## THE DATA

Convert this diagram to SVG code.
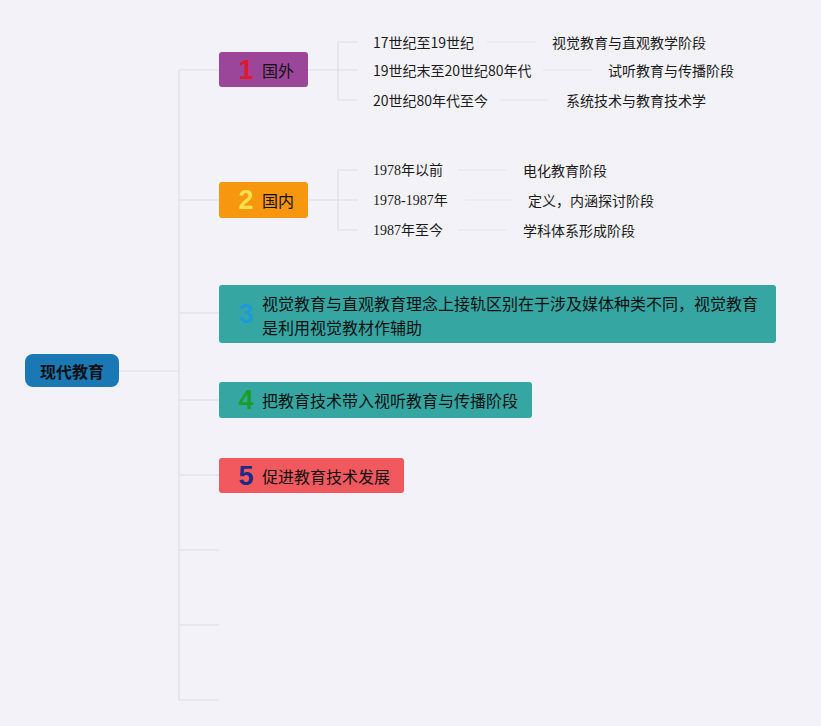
<svg xmlns="http://www.w3.org/2000/svg" width="821" height="726" viewBox="0 0 821 726">
<style>
.t{font-family:"Noto Sans CJK SC","Liberation Sans",sans-serif;font-size:14px;fill:#1a1a1a;dominant-baseline:central}
.m{font-size:16px;fill:#111}
.r{font-size:16px;font-weight:bold;fill:#111;text-anchor:middle}
.s{font-family:"Liberation Serif","Noto Sans CJK SC",serif;font-size:14px;fill:#1a1a1a;dominant-baseline:central}
.n{font-family:"Liberation Sans","Noto Sans",sans-serif;font-size:27px;font-weight:bold;dominant-baseline:central;text-anchor:middle}
.c{stroke:#dcdce2;stroke-width:1.2;fill:none}
.c2{stroke:#e3e3e9;stroke-width:1.2;fill:none}
</style>
<rect width="821" height="726" fill="#f3f2f8"/>
<g id="connectors">
<path class="c" d="M118 371H179M179 70V700M179 70H219M179 200H219M179 313H219M179 400H219M179 475H219M179 550H219M179 625H219M179 700H219"/>
<path class="c" d="M308 70H338M338 42V100M338 42H358M338 70H358M338 100H358"/>
<path class="c" d="M308 200H338M338 170V230M338 170H358M338 200H358M338 230H358"/>
<path class="c2" d="M487 42H536M543 70H592M500 100H548M458 170H507M465 200H512M458 230H507"/>
</g>
<g id="root">
<rect x="25" y="354" width="94" height="33" rx="8" fill="#1a78b4"/>
<text class="t r" x="72" y="371">现代教育</text>
</g>
<g id="n1">
<rect x="219" y="52" width="89" height="35" rx="3" fill="#9b4698"/>
<text class="n" x="246" y="70" fill="#e0182d">1</text>
<text class="t m" x="262" y="70">国外</text>
</g>
<g id="n1a"><text class="t" x="373" y="42">17世纪至19世纪</text></g>
<g id="n1a1"><text class="t" x="552" y="42">视觉教育与直观教学阶段</text></g>
<g id="n1b"><text class="t" x="373" y="70">19世纪末至20世纪80年代</text></g>
<g id="n1b1"><text class="t" x="608" y="70">试听教育与传播阶段</text></g>
<g id="n1c"><text class="t" x="373" y="100">20世纪80年代至今</text></g>
<g id="n1c1"><text class="t" x="566" y="100">系统技术与教育技术学</text></g>
<g id="n2">
<rect x="219" y="182" width="89" height="36" rx="3" fill="#f7960f"/>
<text class="n" x="246" y="200" fill="#f8e04a">2</text>
<text class="t m" x="262" y="200">国内</text>
</g>
<g id="n2a"><text class="s" x="373" y="170">1978年以前</text></g>
<g id="n2a1"><text class="t" x="523" y="170">电化教育阶段</text></g>
<g id="n2b"><text class="s" x="373" y="200">1978-1987年</text></g>
<g id="n2b1"><text class="t" x="528" y="200">定义，内涵探讨阶段</text></g>
<g id="n2c"><text class="s" x="373" y="230">1987年至今</text></g>
<g id="n2c1"><text class="t" x="523" y="230">学科体系形成阶段</text></g>
<g id="n3">
<rect x="219" y="285" width="557" height="58" rx="3" fill="#36a6a2"/>
<text class="n" x="246" y="314" fill="#1e9ad8">3</text>
<text class="t m" x="262" y="303">视觉教育与直观教育理念上接轨区别在于涉及媒体种类不同，视觉教育</text>
<text class="t m" x="262" y="327">是利用视觉教材作辅助</text>
</g>
<g id="n4">
<rect x="219" y="382" width="313" height="36" rx="3" fill="#36a6a2"/>
<text class="n" x="246" y="400" fill="#1a9e2a">4</text>
<text class="t m" x="262" y="400">把教育技术带入视听教育与传播阶段</text>
</g>
<g id="n5">
<rect x="219" y="458" width="185" height="35" rx="3" fill="#f2595e"/>
<text class="n" x="246" y="475.5" fill="#1f2a86">5</text>
<text class="t m" x="262" y="475.5">促进教育技术发展</text>
</g>
</svg>
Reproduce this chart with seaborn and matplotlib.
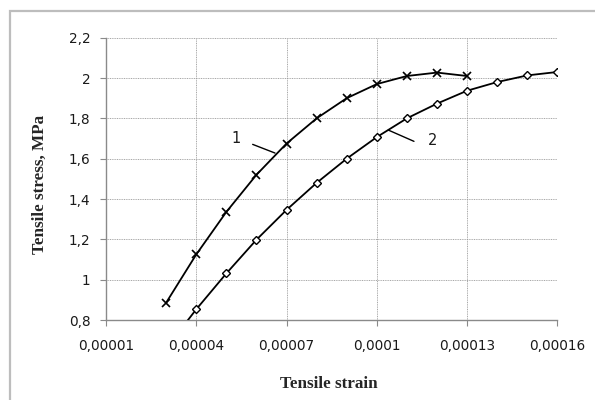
import matplotlib
matplotlib.use("Agg")
import matplotlib.pyplot as plt
from matplotlib.patches import Rectangle
from matplotlib.ticker import FixedLocator
import pandas as pd
import seaborn as sns

# Strain values (x) and tensile stress (MPa) for the two specimens
strain_1 = [0.00003, 0.00004, 0.00005, 0.00006, 0.00007, 0.00008,
            0.00009, 0.00010, 0.00011, 0.00012, 0.00013]
stress_1 = [0.886, 1.125, 1.336, 1.520, 1.675, 1.800,
            1.900, 1.970, 2.010, 2.027, 2.010]

strain_2 = [0.00003, 0.00004, 0.00005, 0.00006, 0.00007, 0.00008, 0.00009,
            0.00010, 0.00011, 0.00012, 0.00013, 0.00014, 0.00015, 0.00016]
stress_2 = [0.660, 0.853, 1.031, 1.198, 1.346, 1.480, 1.600,
            1.707, 1.800, 1.873, 1.937, 1.980, 2.013, 2.030]

x_ticks = [0.00001, 0.00004, 0.00007, 0.00010, 0.00013, 0.00016]
x_tick_labels = ["0,00001", "0,00004", "0,00007", "0,0001", "0,00013", "0,00016"]
y_ticks = [0.8, 1.0, 1.2, 1.4, 1.6, 1.8, 2.0, 2.2]
y_tick_labels = ["0,8", "1", "1,2", "1,4", "1,6", "1,8", "2", "2,2"]

curve_labels = ["1", "2"]

sns.set_theme(style="white")
plt.rcParams["font.family"] = ["DejaVu Sans"]

df1 = pd.DataFrame({"strain": strain_1, "stress": stress_1})
df2 = pd.DataFrame({"strain": strain_2, "stress": stress_2})

fig = plt.figure(figsize=(5.95, 4.0), dpi=100)
fig.patch.set_facecolor("white")
# outer chart frame
fig.patches.append(Rectangle((10 / 595, -0.1), 1.2, (400 - 11) / 400 + 0.1,
                             transform=fig.transFigure, fill=False,
                             edgecolor="#bdbdbd", linewidth=1.6, zorder=0))

ax = fig.add_axes([106 / 595, 0.2, (557.3 - 106) / 595, (320 - 37.7) / 400])
ax.set_facecolor("white")

sns.lineplot(data=df1, x="strain", y="stress", ax=ax, color="black",
             linewidth=1.3, marker="x", markersize=6, markeredgewidth=1.2,
             markeredgecolor="black", zorder=3)
sns.lineplot(data=df2, x="strain", y="stress", ax=ax, color="black",
             linewidth=1.3, marker="D", markersize=4.3, markeredgewidth=1.0,
             markerfacecolor="white", markeredgecolor="black", zorder=3)

ax.set_xlim(0.00001, 0.00016)
ax.set_ylim(0.8, 2.2)
ax.xaxis.set_major_locator(FixedLocator(x_ticks))
ax.yaxis.set_major_locator(FixedLocator(y_ticks))
ax.set_xticklabels(x_tick_labels)
ax.set_yticklabels(y_tick_labels)

ax.grid(True, color="#9a9a9a", linestyle=(0, (1.2, 0.9)), linewidth=0.6)
ax.set_axisbelow(True)
for side in ("top", "right"):
    ax.spines[side].set_visible(False)
for side in ("left", "bottom"):
    ax.spines[side].set_color("#8a8a8a")
    ax.spines[side].set_linewidth(1.0)

ax.tick_params(axis="both", which="major", direction="out", length=4.3,
               width=0.8, color="#8a8a8a", labelsize=9.8, labelcolor="#1a1a1a")
ax.tick_params(axis="x", pad=9.5, bottom=True)
ax.tick_params(axis="y", pad=7.0, left=True)

ax.set_xlabel("")
ax.set_ylabel("")

# curve numbers with leader lines
ax.text(0.0000531, 1.70, curve_labels[0], fontsize=10.5, ha="center", va="center",
        color="#1a1a1a")
ax.plot([0.00005875, 0.00006617], [1.671, 1.628], color="black", linewidth=1.0,
        zorder=2)
ax.text(0.00011844, 1.689, curve_labels[1], fontsize=10.5, ha="center", va="center",
        color="#1a1a1a")
ax.plot([0.00010382, 0.00011236], [1.742, 1.686], color="black", linewidth=1.0,
        zorder=2)

fig.text(40 / 595, 1 - 184 / 400, "Tensile stress, MPa", rotation=90,
         ha="center", va="center", fontsize=12.3, fontweight="bold",
         family=["Liberation Serif", "DejaVu Serif"])
fig.text(328.5 / 595, 1 - 384 / 400, "Tensile strain", ha="center", va="center",
         fontsize=12.3, fontweight="bold", family=["Liberation Serif", "DejaVu Serif"])

fig.savefig("out.png", dpi=100, facecolor="white")
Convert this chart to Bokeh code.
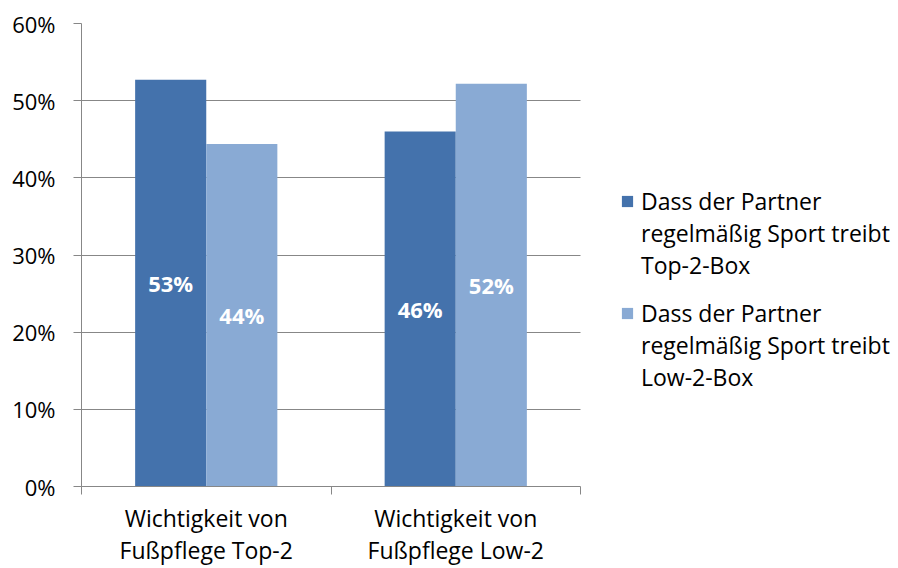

## REQUIREMENT
Pictures excluded, retype exactly the lines running from the one with "Reproduce this chart" through the one with "1.900, 1.970, 2.010, 2.027, 2.010]". Include both end lines and nothing more.

## WRITTEN ANSWER
Reproduce this chart with seaborn and matplotlib.
import matplotlib
matplotlib.use("Agg")
import matplotlib.pyplot as plt
from matplotlib.patches import Rectangle
from matplotlib.ticker import FixedLocator
import pandas as pd
import seaborn as sns

# Strain values (x) and tensile stress (MPa) for the two specimens
strain_1 = [0.00003, 0.00004, 0.00005, 0.00006, 0.00007, 0.00008,
            0.00009, 0.00010, 0.00011, 0.00012, 0.00013]
stress_1 = [0.886, 1.125, 1.336, 1.520, 1.675, 1.800,
            1.900, 1.970, 2.010, 2.027, 2.010]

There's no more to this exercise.